My child is now a member of a blended family. For both my husband and me, who came from unbroken homes, this is new and unfamiliar territory, and I am still struggling with what, exactly, this means. Perhaps this is why it worries me so when my ex insists on pointing out that my husband's daughter is my child's
stepsister. Lest I miss the implication, he has gone so far as to say that they are not real sisters, although as only children, they have never known any other kind. The cynic in me can't help but wonder if he will be as adamant about the child now growing in his new wife's belly not being a "real" sister but only a "half".

Though not large by most standards, my family is very close and our daily lives are strongly intertwined. To me, family is not an abstract idea but a very concrete reality. So I worry about how my daughter will perceive and catalog her family as time goes by; in our house we never use the words 'real' or 'step' or 'half' or 'birth'. Although technically correct, they seem emotionally inadequate.

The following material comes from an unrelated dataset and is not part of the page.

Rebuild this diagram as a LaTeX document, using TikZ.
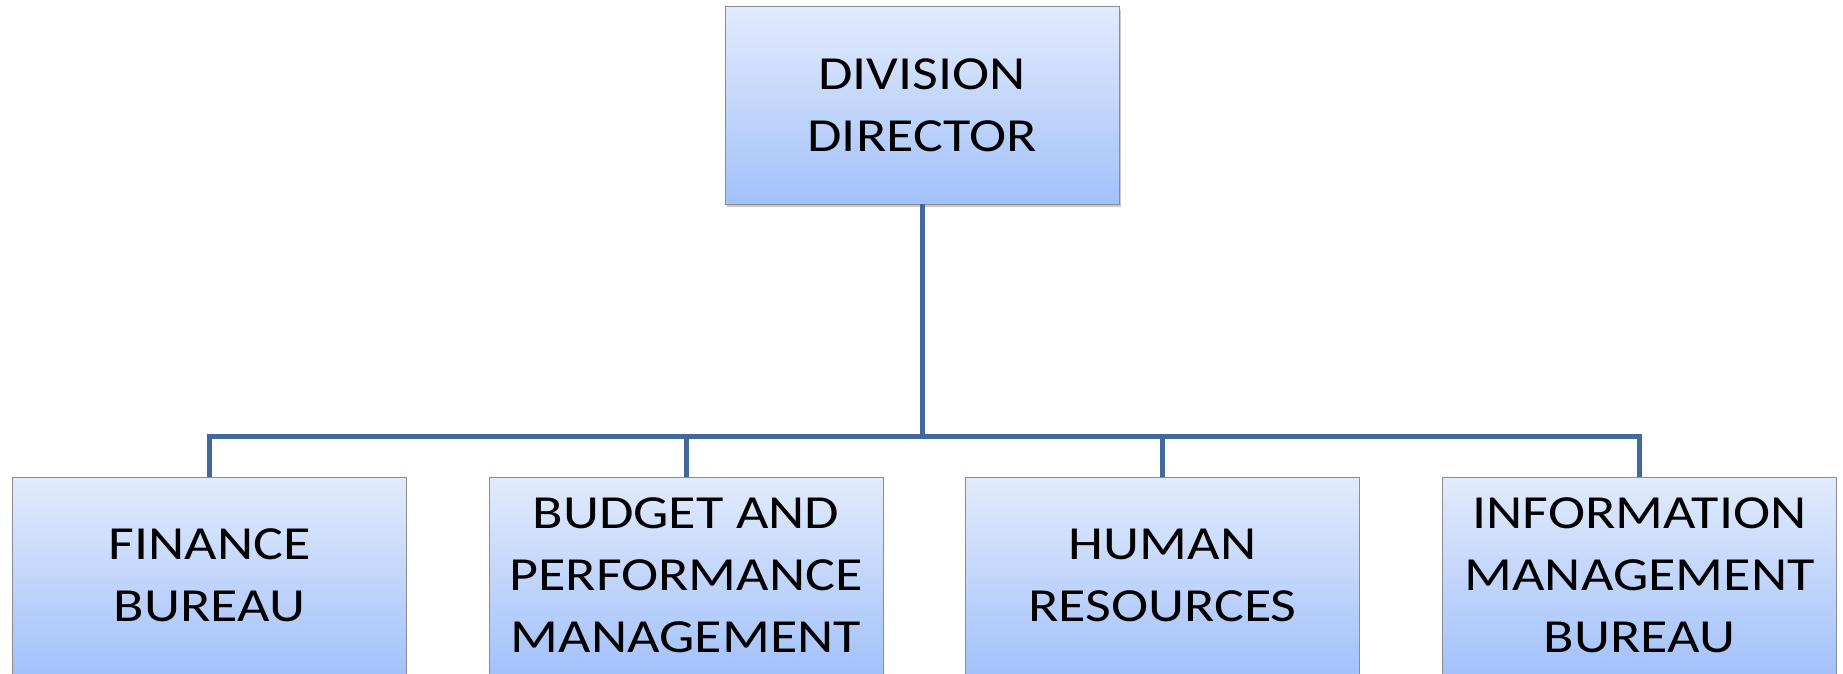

Yet when I think of my own family the lines do blur. Growing up, I never wondered why my mother always referred to my late grandfather as "John". I suppose I should have been shocked the day I answered the phone and heard a voice on the other end claiming to be my grandfather, but somehow the pieces fell together. It wasn't that anyone had tried to hide my grandmother's first marriage and divorce; it just didn't hold much interest for anyone. The man that had treated them badly and then left wasn't family. No one had seen him in twenty years; although both my mother and her sister eventually met with him again before his death it wasn't, for them, a reunion.

Likewise, I never pondered the reason I had an "Aunt Jo" but also had a "Katie". It was my sister who pointed out to me one day that my grandmother had only had two children, and Katie was a family friend and not a blood relative. Maybe I just wasn't paying attention; the story of how Katie came to spend the night one night and never went back home was something of a family legend. But when the family lined up for pictures every Christmas Katie was right there with the rest of us. I don't think I was an uncurious child; it just never occurred to me to question love and why it was there.

Even now, as an adult, the lines in my family are loosely drawn. My family gets together so often with that of my sister's husband's that I have long since given up trying to refer to them as "my sister's husband's sister's family" and settled on "cousins" instead, which according to Webster is a variation of "kinsman" and means "any relative not a mother, father, sister, brother, aunt, or uncle".

And so I hope that my daughter will not measure her family by halfs and steps, but by love. That her family will continue to grow. That for her, too, the lines will blur until they are undetectable, and only the lines which connect us will matter.